| Data section |

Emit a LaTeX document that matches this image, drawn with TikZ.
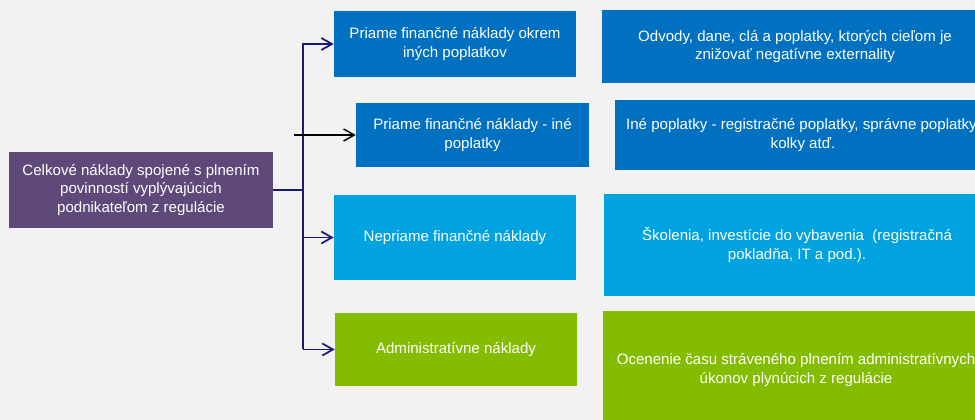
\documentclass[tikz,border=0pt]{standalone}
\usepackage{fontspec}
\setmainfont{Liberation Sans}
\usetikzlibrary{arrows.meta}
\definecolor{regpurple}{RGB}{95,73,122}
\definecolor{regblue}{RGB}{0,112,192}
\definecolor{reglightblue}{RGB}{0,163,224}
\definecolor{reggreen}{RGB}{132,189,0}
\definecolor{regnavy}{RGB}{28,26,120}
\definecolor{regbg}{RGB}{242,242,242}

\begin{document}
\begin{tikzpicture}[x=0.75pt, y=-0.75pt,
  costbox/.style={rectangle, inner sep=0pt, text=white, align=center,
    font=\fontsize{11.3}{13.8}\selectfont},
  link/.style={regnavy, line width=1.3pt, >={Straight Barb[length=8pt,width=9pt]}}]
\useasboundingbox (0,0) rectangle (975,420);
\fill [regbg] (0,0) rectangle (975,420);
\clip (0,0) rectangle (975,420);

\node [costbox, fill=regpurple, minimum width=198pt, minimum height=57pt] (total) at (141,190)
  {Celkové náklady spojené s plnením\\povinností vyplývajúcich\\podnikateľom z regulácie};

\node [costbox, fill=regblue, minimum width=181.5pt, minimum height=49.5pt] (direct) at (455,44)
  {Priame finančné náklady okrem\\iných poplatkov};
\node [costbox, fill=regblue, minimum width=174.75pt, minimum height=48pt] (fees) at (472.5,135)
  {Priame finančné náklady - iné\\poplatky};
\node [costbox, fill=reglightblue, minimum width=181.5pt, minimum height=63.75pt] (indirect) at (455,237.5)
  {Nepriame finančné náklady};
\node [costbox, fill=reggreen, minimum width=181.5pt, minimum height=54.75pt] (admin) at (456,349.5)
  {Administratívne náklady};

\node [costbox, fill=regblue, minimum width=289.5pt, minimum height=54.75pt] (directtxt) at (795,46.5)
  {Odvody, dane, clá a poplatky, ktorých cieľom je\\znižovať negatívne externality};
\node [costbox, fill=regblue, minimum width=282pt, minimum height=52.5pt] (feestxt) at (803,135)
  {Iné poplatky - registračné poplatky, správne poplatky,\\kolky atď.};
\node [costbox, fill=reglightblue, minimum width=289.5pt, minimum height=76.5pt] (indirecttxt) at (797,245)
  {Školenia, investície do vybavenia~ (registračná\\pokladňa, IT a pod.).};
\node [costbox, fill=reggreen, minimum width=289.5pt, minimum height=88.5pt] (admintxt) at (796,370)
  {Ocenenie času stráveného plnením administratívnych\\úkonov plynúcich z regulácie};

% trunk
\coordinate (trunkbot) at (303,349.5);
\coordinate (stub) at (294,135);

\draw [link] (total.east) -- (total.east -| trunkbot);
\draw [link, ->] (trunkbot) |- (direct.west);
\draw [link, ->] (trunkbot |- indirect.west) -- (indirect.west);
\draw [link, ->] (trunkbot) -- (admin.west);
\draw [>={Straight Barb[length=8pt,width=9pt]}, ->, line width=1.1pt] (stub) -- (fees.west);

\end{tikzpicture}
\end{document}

| Problem requirements |
Up to and including the line with "náklady spojené s", copy the data above from its first line. Skip pictures.

| Exercise answer |
Emit a LaTeX document that matches this image, drawn with TikZ.
\documentclass[tikz,border=0pt]{standalone}
\usepackage{fontspec}
\setmainfont{Liberation Sans}
\usetikzlibrary{arrows.meta}
\definecolor{regpurple}{RGB}{95,73,122}
\definecolor{regblue}{RGB}{0,112,192}
\definecolor{reglightblue}{RGB}{0,163,224}
\definecolor{reggreen}{RGB}{132,189,0}
\definecolor{regnavy}{RGB}{28,26,120}
\definecolor{regbg}{RGB}{242,242,242}

\begin{document}
\begin{tikzpicture}[x=0.75pt, y=-0.75pt,
  costbox/.style={rectangle, inner sep=0pt, text=white, align=center,
    font=\fontsize{11.3}{13.8}\selectfont},
  link/.style={regnavy, line width=1.3pt, >={Straight Barb[length=8pt,width=9pt]}}]
\useasboundingbox (0,0) rectangle (975,420);
\fill [regbg] (0,0) rectangle (975,420);
\clip (0,0) rectangle (975,420);

\node [costbox, fill=regpurple, minimum width=198pt, minimum height=57pt] (total) at (141,190)
  {Celkové náklady spojené s plnením\\povinností vyplývajúcich\\podnikateľom z regulácie};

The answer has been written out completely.